Interessant ist, dass ab dem 19. Jahrhundert viele Kleinwüchsige Karrieren auf dem Gebiet der Schauspielerei gemacht haben. Nehmen wir z. B. Kenny Baker, den viele von uns aus der Star-Wars-Saga kennen. Oder Tamara De Treaux (1959-1990), die in Steven Spielbergs berühmten Film „E.T.“ („Nach hause telefonieren...“) den „Außerirdischen“ (leider nur als Kern der „Puppe“) mimte, weshalb sie trotz ihrer herausragenden schauspielerischen Leistung leider ziemlich unbekannt blieb. Fast jeder in der DDR geborene kennt dagegen - wenn auch kaum vom Namen her - Richard Krüger (1953-1995). Er spielte u. a. den bösen Zwerg in dem hübschen Märchenfilm „Das singende klingende Bäumchen“ aus dem Jahre 1957. Heute vermutet man, dass Richard Krüger nur der Künstlername des Artisten Hermann Emmrich war, der in Prenzlau lebte. Interessanterweise gibt es darüber immer noch eine Kontroverse unter den Cineasten, die sich m. W. bis heute nicht abschließend klären ließ. Aber es stimmt durchaus. Kleinwüchsige arbeiten gern im Zirkus - wenigstens als Clown, aber oft als begnadete Zirkusartisten. Die Ungarin Susanna Bokoyni (sie wurde im Jahre 1879 geboren, war gerade einmal einen Meter groß und wurde 105 Jahre alt) trat z. B. europaweit und zuletzt auch in den Vereinigten Staaten als „Prinzessin Susanna“ auf und begeisterte ihr Publikum. Berühmt wurde auch der schwarze Entertainer Thomas Dilward (1840-1902), der als „Japanese Tommy“ in Varietéshows auftrat. Und auch die berühmten Worte über Isaak Newton: Nature and nature's laws lay hid in night - God said "Let Newton be!" and all was light. („Natur und der Natur Gesetze lagen in dunkler Nacht - Gott sprach: Newton sei! Und sie strahlten voller Pracht“ – in Deutsch gereimt.) stammen von einem heute noch bekannten kleinwüchsigen Dichter (1,37 Meter) - nämlich Alexander Pope (1688-1744). 

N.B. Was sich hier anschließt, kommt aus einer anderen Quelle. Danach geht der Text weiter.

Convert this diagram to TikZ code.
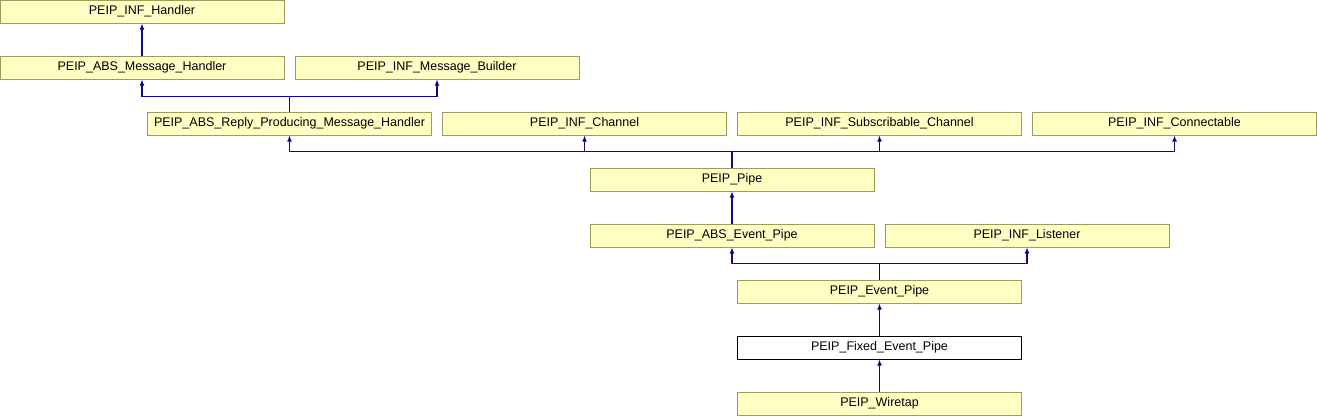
\documentclass[tikz,border=0pt]{standalone}
\usepackage{fontspec}
\setmainfont{Liberation Sans}
\usetikzlibrary{shapes, arrows.meta, positioning}
\definecolor{boxfill}{HTML}{FFFFC4}
\definecolor{boxline}{HTML}{9C9C5C}
\definecolor{edgeblue}{HTML}{0A0A8A}
\tikzstyle{block} = [draw=boxline, fill=boxfill, rectangle, line width=1pt, minimum width=284pt, minimum height=23pt, inner sep=0pt, font=\fontsize{12.5}{14}\selectfont]
\tikzstyle{current} = [block, draw=black, fill=white]
\tikzstyle{edge} = [draw=edgeblue, line width=1.2pt, -{Latex[length=6pt,width=5pt]}]

\begin{document}
\begin{tikzpicture}[auto,node distance=56pt,>=latex]
    \useasboundingbox (0,0) rectangle (1317pt,-416pt);
    \node[block] (infhandler) at (142pt,-11.5pt) {PEIP\_INF\_Handler};
    \node[block, below of=infhandler] (absmsg) {PEIP\_ABS\_Message\_Handler};
    \node[block, right of=absmsg, node distance=295pt] (msgbuilder) {PEIP\_INF\_Message\_Builder};
    \coordinate[right of=absmsg, node distance=147.5pt] (mid1);
    \node[block, below of=mid1] (reply) {PEIP\_ABS\_Reply\_Producing\_Message\_Handler};
    \node[block, right of=reply, node distance=295pt] (channel) {PEIP\_INF\_Channel};
    \node[block, right of=channel, node distance=295pt] (subchannel) {PEIP\_INF\_Subscribable\_Channel};
    \node[block, right of=subchannel, node distance=295pt] (connectable) {PEIP\_INF\_Connectable};
    \coordinate[right of=channel, node distance=147.5pt] (mid2);
    \node[block, below of=mid2] (pipe) {PEIP\_Pipe};
    \node[block, below of=pipe] (abseventpipe) {PEIP\_ABS\_Event\_Pipe};
    \node[block, right of=abseventpipe, node distance=295pt] (listener) {PEIP\_INF\_Listener};
    \coordinate[right of=abseventpipe, node distance=147.5pt] (mid3);
    \node[block, below of=mid3] (eventpipe) {PEIP\_Event\_Pipe};
    \node[current, below of=eventpipe] (fixedpipe) {PEIP\_Fixed\_Event\_Pipe};
    \node[block, below of=fixedpipe] (wiretap) {PEIP\_Wiretap};
    \draw[edge] (absmsg) -- (infhandler);
    \draw[edge] (reply.north) -- ++(0,15pt) -| (absmsg);
    \draw[edge] (reply.north) -- ++(0,15pt) -| (msgbuilder);
    \draw[edge] (pipe.north) -- ++(0,16pt) -| (reply);
    \draw[edge] (pipe.north) -- ++(0,16pt) -| (channel);
    \draw[edge] (pipe.north) -- ++(0,16pt) -| (subchannel);
    \draw[edge] (pipe.north) -- ++(0,16pt) -| (connectable);
    \draw[edge] (abseventpipe) -- (pipe);
    \draw[edge] (eventpipe.north) -- ++(0,16pt) -| (abseventpipe);
    \draw[edge] (eventpipe.north) -- ++(0,16pt) -| (listener);
    \draw[edge] (fixedpipe) -- (eventpipe);
    \draw[edge] (wiretap) -- (fixedpipe);
\end{tikzpicture}
\end{document}
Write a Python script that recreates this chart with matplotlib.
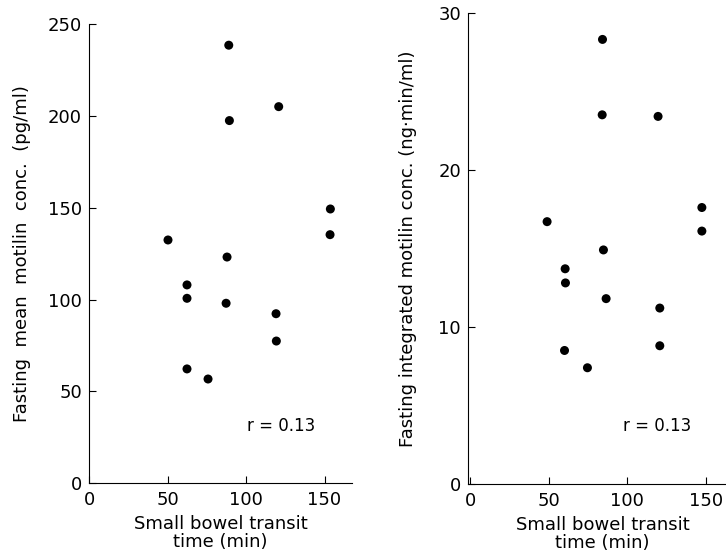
import matplotlib
matplotlib.use('Agg')
import matplotlib.pyplot as plt
import numpy as np

# 左图: 空腹平均胃动素浓度
transit_a = [89.0, 89.4, 120.8, 153.7, 153.5, 50.3, 87.9, 62.4, 62.4, 87.3, 119.1, 119.3, 62.4, 75.8]
mean_conc = [238.7, 197.6, 205.2, 149.4, 135.4, 132.5, 123.2, 108.0, 100.7, 98.0, 92.3, 77.4, 62.2, 56.7]

# 右图: 空腹积分胃动素浓度
transit_b = [84.2, 84.0, 119.6, 147.5, 147.5, 48.9, 84.8, 60.4, 60.6, 86.5, 120.7, 60.0, 120.7, 74.6]
integ_conc = [28.3, 23.5, 23.4, 17.6, 16.1, 16.7, 14.9, 13.7, 12.8, 11.8, 11.2, 8.5, 8.8, 7.4]

x_ticks = [0, 50, 100, 150]
y_ticks_a = [0, 50, 100, 150, 200, 250]
y_ticks_b = [0, 10, 20, 30]

plt.rcParams['font.family'] = ['DejaVu Sans']
plt.rcParams['font.size'] = 12

fig = plt.figure(figsize=(7.26, 5.60), dpi=100)
ax1 = fig.add_axes([0.1226, 0.1375, 0.3623, 0.8188])
ax2 = fig.add_axes([0.6446, 0.1357, 0.3708, 0.8416])


def style(ax, yticks):
    for s in ['top', 'right']:
        ax.spines[s].set_visible(False)
    for s in ['left', 'bottom']:
        ax.spines[s].set_linewidth(0.8)
    ax.set_xticks(x_ticks)
    ax.set_yticks(yticks)
    ax.tick_params(direction='in', length=5, width=0.8, labelsize=13)
    ax.tick_params(axis='x', pad=6)
    ax.tick_params(axis='y', pad=5)
    ax.set_xlabel('Small bowel transit\ntime (min)', fontsize=13, labelpad=4, linespacing=1.0)


ax1.scatter(transit_a, mean_conc, s=42, color='black', edgecolors='none', clip_on=False)
ax1.set_xlim(0, 167.5)
ax1.set_ylim(0, 250)
style(ax1, y_ticks_a)
ax1.set_ylabel('Fasting  mean  motilin  conc.  (pg/ml)', fontsize=13, labelpad=12)
ax1.text(100.6, 31, 'r = 0.13', fontsize=12, va='center', ha='left')

ax2.scatter(transit_b, integ_conc, s=42, color='black', edgecolors='none', clip_on=False)
ax2.set_xlim(-1.5, 170)
ax2.set_ylim(0, 30)
style(ax2, y_ticks_b)
ax2.set_ylabel('Fasting integrated motilin conc. (ng·min/ml)', fontsize=13, labelpad=15)
ax2.text(97, 3.7, 'r = 0.13', fontsize=12, va='center', ha='left')

fig.savefig('out.png', dpi=100)
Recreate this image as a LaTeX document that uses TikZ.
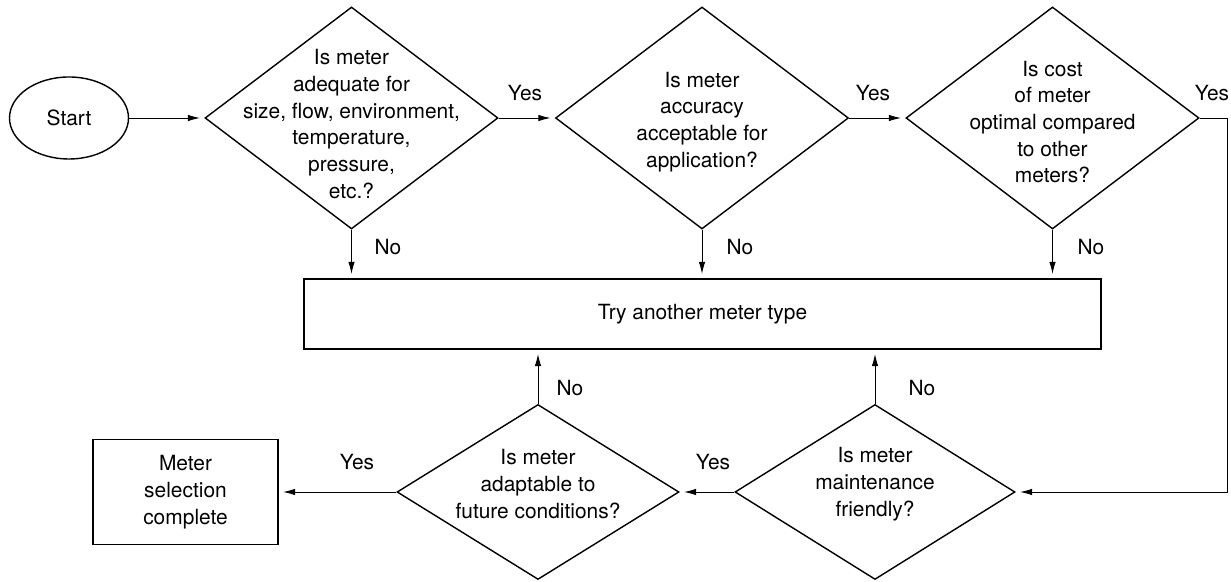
\documentclass[tikz,border=0pt]{standalone}
\usepackage{fontspec}
\setmainfont{TeX Gyre Heros}
\usetikzlibrary{shapes.geometric}
\usetikzlibrary{arrows.meta}

\begin{document}
\begin{tikzpicture}[
  font=\fontsize{11.9}{15.2}\selectfont,
  decision/.style={diamond,draw,line width=0.8pt,inner sep=0pt},
  block/.style={rectangle,draw,line width=0.8pt,align=center},
  qtext/.style={align=center,inner sep=0pt},
  answer/.style={inner sep=0pt},
  flow/.style={-{Latex[length=2.4mm,width=1.3mm]},line width=0.5pt,shorten >=2.5pt}
]
\useasboundingbox (0,0) rectangle (24.62,11.64);

% top row
\node[ellipse,draw,line width=0.8pt,minimum width=2.38cm,minimum height=1.64cm] (start) at (1.38,9.28) {Start};
\node[decision,minimum width=5.86cm,minimum height=4.44cm] (d1) at (7.03,9.28) {};
\node[qtext] (d1t) at (7.03,9.16) {Is meter\\adequate for\\size, flow, environment,\\temperature,\\pressure,\\etc.?};
\node[decision,minimum width=5.86cm,minimum height=4.44cm] (d2) at (14.04,9.28) {};
\node[qtext] (d2t) at (14.04,9.20) {Is meter\\accuracy\\acceptable for\\application?};
\node[decision,minimum width=5.86cm,minimum height=4.44cm] (d3) at (21.05,9.28) {};
\node[qtext] (d3t) at (21.05,9.20) {Is cost\\of meter\\optimal compared\\to other\\meters?};
\coordinate (turn) at (24.54,9.28);

% middle
\node[block,minimum width=15.94cm,minimum height=1.4cm] (box) at (14.05,5.36) {Try another meter type};

% bottom row
\node[decision,minimum width=5.64cm,minimum height=3.5cm] (d4) at (10.76,1.80) {};
\node[qtext] (d4t) at (10.76,1.96) {Is meter\\adaptable to\\future conditions?};
\node[decision,minimum width=5.6cm,minimum height=3.5cm] (d5) at (17.50,1.80) {};
\node[qtext] (d5t) at (17.50,1.96) {Is meter\\maintenance\\friendly?};
\node[block,minimum width=3.7cm,minimum height=2.1cm] (done) at (3.71,1.80) {Meter\\selection\\complete};

% connectors
\draw[flow] (start.east) -- (d1.west);
\draw[flow] (d1.east) -- (d2.west);
\draw[flow] (d2.east) -- (d3.west);
\draw[flow] (d1.south) -- (d1.south |- box.north);
\draw[flow] (d2.south) -- (d2.south |- box.north);
\draw[flow] (d3.south) -- (d3.south |- box.north);
\draw[flow] (d3.east) -- (turn) |- (d5.east);
\draw[flow] (d5.west) -- (d4.east);
\draw[flow] (d4.west) -- (done.east);
\draw[flow] (d4.north) -- (d4.north |- box.south);
\draw[flow] (d5.north) -- (d5.north |- box.south);

% yes / no
\node[answer] (y1) at (10.50,9.78) {Yes};
\node[answer] (y2) at (17.46,9.78) {Yes};
\node[answer] (y3) at (24.24,9.78) {Yes};
\node[answer] (y4) at (7.14,2.40) {Yes};
\node[answer] (y5) at (14.26,2.40) {Yes};
\node[answer] (n1) at (7.76,6.70) {No};
\node[answer] (n2) at (14.80,6.70) {No};
\node[answer] (n3) at (21.82,6.70) {No};
\node[answer] (n4) at (11.40,3.88) {No};
\node[answer] (n5) at (18.44,3.88) {No};

\end{tikzpicture}
\end{document}
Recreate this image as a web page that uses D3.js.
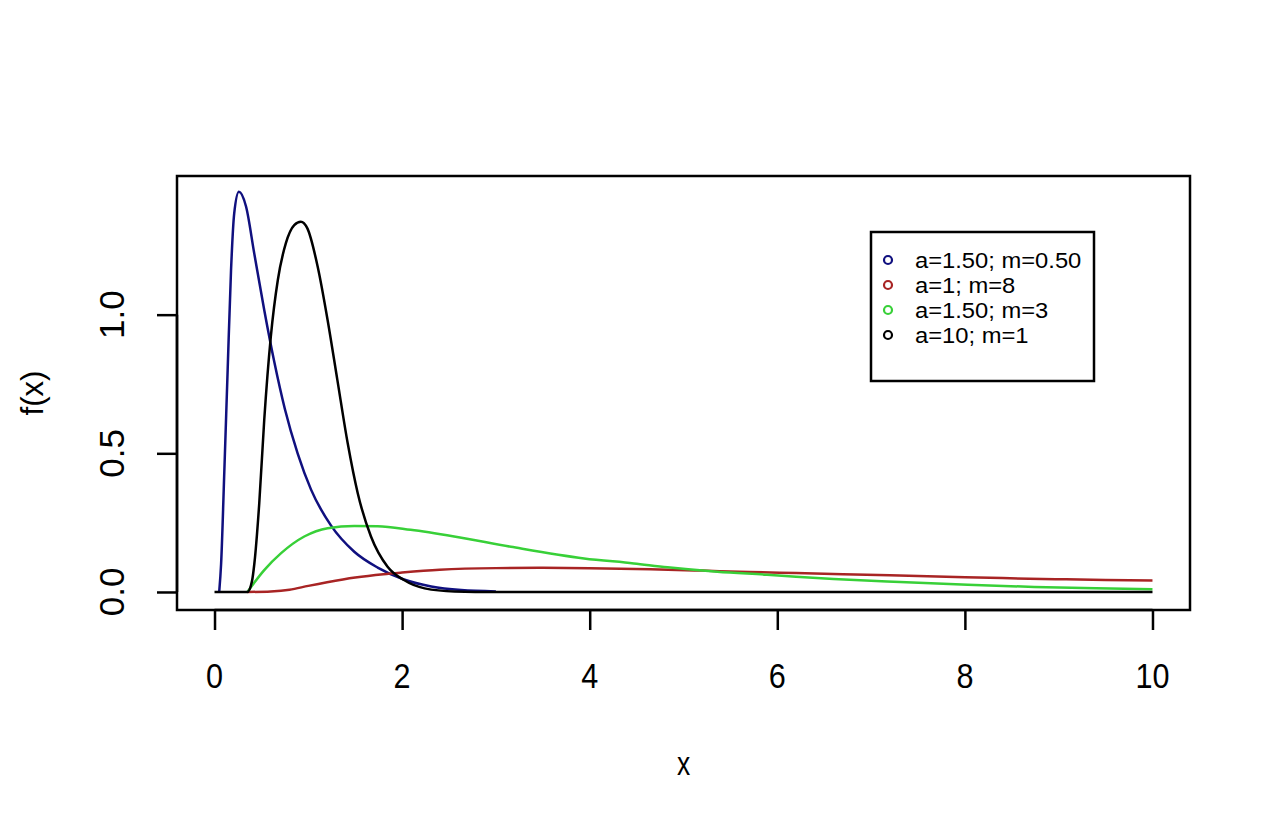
<!DOCTYPE html>
<html>
<head>
<meta charset="utf-8">
<script src="https://cdn.jsdelivr.net/npm/d3@7"></script>
<style>
  body { margin: 0; background: #ffffff; }
  svg { display: block; }
  text { font-family: "Liberation Sans", Arial, sans-serif; fill: #000; }
</style>
</head>
<body>
<script>
// values
var blueX = [0.05, 0.07, 0.105, 0.14, 0.176, 0.21, 0.26, 0.336, 0.424, 0.53, 0.637, 0.75, 0.886, 1.028, 1.241, 1.49, 1.739, 2.02, 2.31, 2.63, 3.0];
var blueY = [0, 0.10, 0.44, 0.80, 1.16, 1.365, 1.443, 1.39, 1.22, 1.017, 0.83, 0.66, 0.50, 0.37, 0.24, 0.145, 0.088, 0.045, 0.02, 0.007, 0.002];

var redX = [0.35, 0.6, 0.8, 1.0, 1.2, 1.5, 1.8, 2.0, 2.4, 3.0, 3.5, 4.0, 4.65, 5.2, 5.7, 6.2, 6.7, 7.2, 7.8, 8.4, 9.0, 9.5, 10];
var redY = [0, 0.002, 0.008, 0.022, 0.035, 0.052, 0.064, 0.07, 0.08, 0.086, 0.087, 0.086, 0.082, 0.077, 0.072, 0.068, 0.064, 0.06, 0.055, 0.05, 0.046, 0.043, 0.041];

var greenX = [0.35, 0.53, 0.71, 0.957, 1.206, 1.49, 1.74, 2.09, 2.555, 3.16, 3.94, 4.47, 4.83, 5.36, 5.89, 6.2, 6.6, 7.31, 8.03, 8.74, 9.4, 10];
var greenY = [0, 0.079, 0.14, 0.20, 0.23, 0.238, 0.237, 0.224, 0.20, 0.163, 0.121, 0.103, 0.089, 0.073, 0.062, 0.055, 0.047, 0.036, 0.026, 0.018, 0.013, 0.01];

var blackX = [0, 0.35, 0.40, 0.424, 0.477, 0.53, 0.60, 0.675, 0.76, 0.85, 0.92, 0.99, 1.10, 1.206, 1.31, 1.42, 1.527, 1.668, 1.845, 2.02, 2.24, 2.56, 3.0, 10];
var blackY = [0, 0, 0.04, 0.10, 0.32, 0.62, 0.92, 1.125, 1.257, 1.323, 1.335, 1.311, 1.173, 0.98, 0.764, 0.536, 0.356, 0.20, 0.091, 0.043, 0.013, 0.002, 0, 0];

var seriesNames = ["a=1.50; m=0.50", "a=1; m=8", "a=1.50; m=3", "a=10; m=1"];
var seriesColors = ["#10107f", "#a82424", "#38d038", "#000000"];

var xTicks = [0, 2, 4, 6, 8, 10];
var yTicks = [0.0, 0.5, 1.0];

var width = 1280, height = 829;

var svg = d3.select("body").append("svg")
    .attr("width", width)
    .attr("height", height);

// plot region (R style: data range padded by 4%)
var x = d3.scaleLinear().domain([-0.4, 10.4]).range([177, 1190]);
var y = d3.scaleLinear().domain([-0.065, 1.5]).range([610, 176]);

// box
svg.append("rect")
    .attr("x", x.range()[0])
    .attr("y", y.range()[1])
    .attr("width", x.range()[1] - x.range()[0])
    .attr("height", y.range()[0] - y.range()[1])
    .attr("fill", "none")
    .attr("stroke", "#000")
    .attr("stroke-width", 2.5);

// x axis
var xAxis = svg.append("g")
    .attr("transform", "translate(0," + y.range()[0] + ")")
    .call(d3.axisBottom(x).tickValues(xTicks).tickSize(20).tickFormat(""));
xAxis.select(".domain")
    .attr("d", "M" + x(xTicks[0]) + ",0H" + x(xTicks[xTicks.length - 1]))
    .attr("stroke-width", 2.5);
xAxis.selectAll(".tick line").attr("stroke-width", 2.5);

svg.selectAll(".xlab")
    .data(xTicks)
    .enter()
    .append("text")
    .attr("class", "xlab")
    .attr("transform", function (d) { return "translate(" + x(d) + ",688) scale(0.85,1)"; })
    .attr("text-anchor", "middle")
    .style("font-size", "36px")
    .text(function (d) { return d; });

// y axis
var yAxis = svg.append("g")
    .attr("transform", "translate(" + x.range()[0] + ",0)")
    .call(d3.axisLeft(y).tickValues(yTicks).tickSize(20).tickFormat(""));
yAxis.select(".domain")
    .attr("d", "M0," + y(yTicks[0]) + "V" + y(yTicks[yTicks.length - 1]))
    .attr("stroke-width", 2.5);
yAxis.selectAll(".tick line").attr("stroke-width", 2.5);

svg.selectAll(".ylab")
    .data(yTicks)
    .enter()
    .append("text")
    .attr("class", "ylab")
    .attr("transform", function (d) { return "translate(124," + y(d) + ") rotate(-90)"; })
    .attr("text-anchor", "middle")
    .style("font-size", "35px")
    .text(function (d) { return d3.format(".1f")(d); });

// axis titles
svg.append("text")
    .attr("transform", "translate(" + (x.range()[0] + x.range()[1]) / 2 + ",775) scale(0.8,1)")
    .attr("text-anchor", "middle")
    .style("font-size", "33px")
    .text("x");

svg.append("text")
    .attr("transform", "translate(43," + (y.range()[0] + y.range()[1]) / 2 + ") rotate(-90)")
    .attr("text-anchor", "middle")
    .style("font-size", "31px")
    .text("f(x)");

// curves
var seriesData = [
    d3.zip(blueX, blueY),
    d3.zip(redX, redY),
    d3.zip(greenX, greenY),
    d3.zip(blackX, blackY)
];

var line = d3.line()
    .x(function (d) { return x(d[0]); })
    .y(function (d) { return y(d[1]); })
    .curve(d3.curveMonotoneX);

svg.selectAll(".curve")
    .data(seriesData)
    .enter()
    .append("path")
    .attr("class", "curve")
    .attr("d", line)
    .attr("fill", "none")
    .attr("stroke", function (d, i) { return seriesColors[i]; })
    .attr("stroke-width", 2.5);

// legend
var legend = svg.append("g").attr("transform", "translate(871,232)");
legend.append("rect")
    .attr("width", 223)
    .attr("height", 149)
    .attr("fill", "#fff")
    .attr("stroke", "#000")
    .attr("stroke-width", 2.5);

var rows = legend.selectAll(".row")
    .data(seriesNames)
    .enter()
    .append("g")
    .attr("class", "row")
    .attr("transform", function (d, i) { return "translate(0," + (28 + i * 25) + ")"; });

rows.append("circle")
    .attr("cx", 17)
    .attr("cy", 0)
    .attr("r", 4)
    .attr("fill", "none")
    .attr("stroke", function (d, i) { return seriesColors[i]; })
    .attr("stroke-width", 2.2);

rows.append("text")
    .attr("transform", "translate(44,8) scale(1.08,1)")
    .style("font-size", "22px")
    .text(function (d) { return d; });
</script>
</body>
</html>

Unter den gekrönten Häuptern der Weltgeschichte findet man dagegen so gut wie keine Kleinwüchsige. Der Grund dafür dürfte dabei eher in ihrer Seltenheit liegen, denn in Dynastien, die sich durch Erbfolge erhalten, dürfte die Körpergröße kein maßgeblicher Parameter gewesen sein. So mag es zwar überraschen, dass die Gemahlin König Wilhelm I. (um 1027-1087) und spätere Königin von England, Mathilde von Flandern (um 1030-1083), nur 1,27 Meter groß war, während ihr Ehemann eine außergewöhnlich stattliche Gestalt gehabt haben soll. Man kennt ihre Körpergröße nur deshalb so genau, weil man 1961 ihr Grab in der Abtei des Klosters Sainte Trinité in Caen geöffnet und ihre Gebeine vermessen hat. Zu Lebzeiten wurde ihre Kleinwüchsigkeit, jedenfalls was die schriftlichen Überlieferungen betrifft, nie thematisiert. Warum sollte auch eine große Königin nicht mal klein sein dürfen. Leider wissen die Historiker nur erstaunlich wenig über die Französin, die am 11. Mai des Jahres 1068 als Mathilde I. (wahrscheinlich in Winchester, der ersten Hauptstadt Englands) zur Königin von England gekrönt wurde.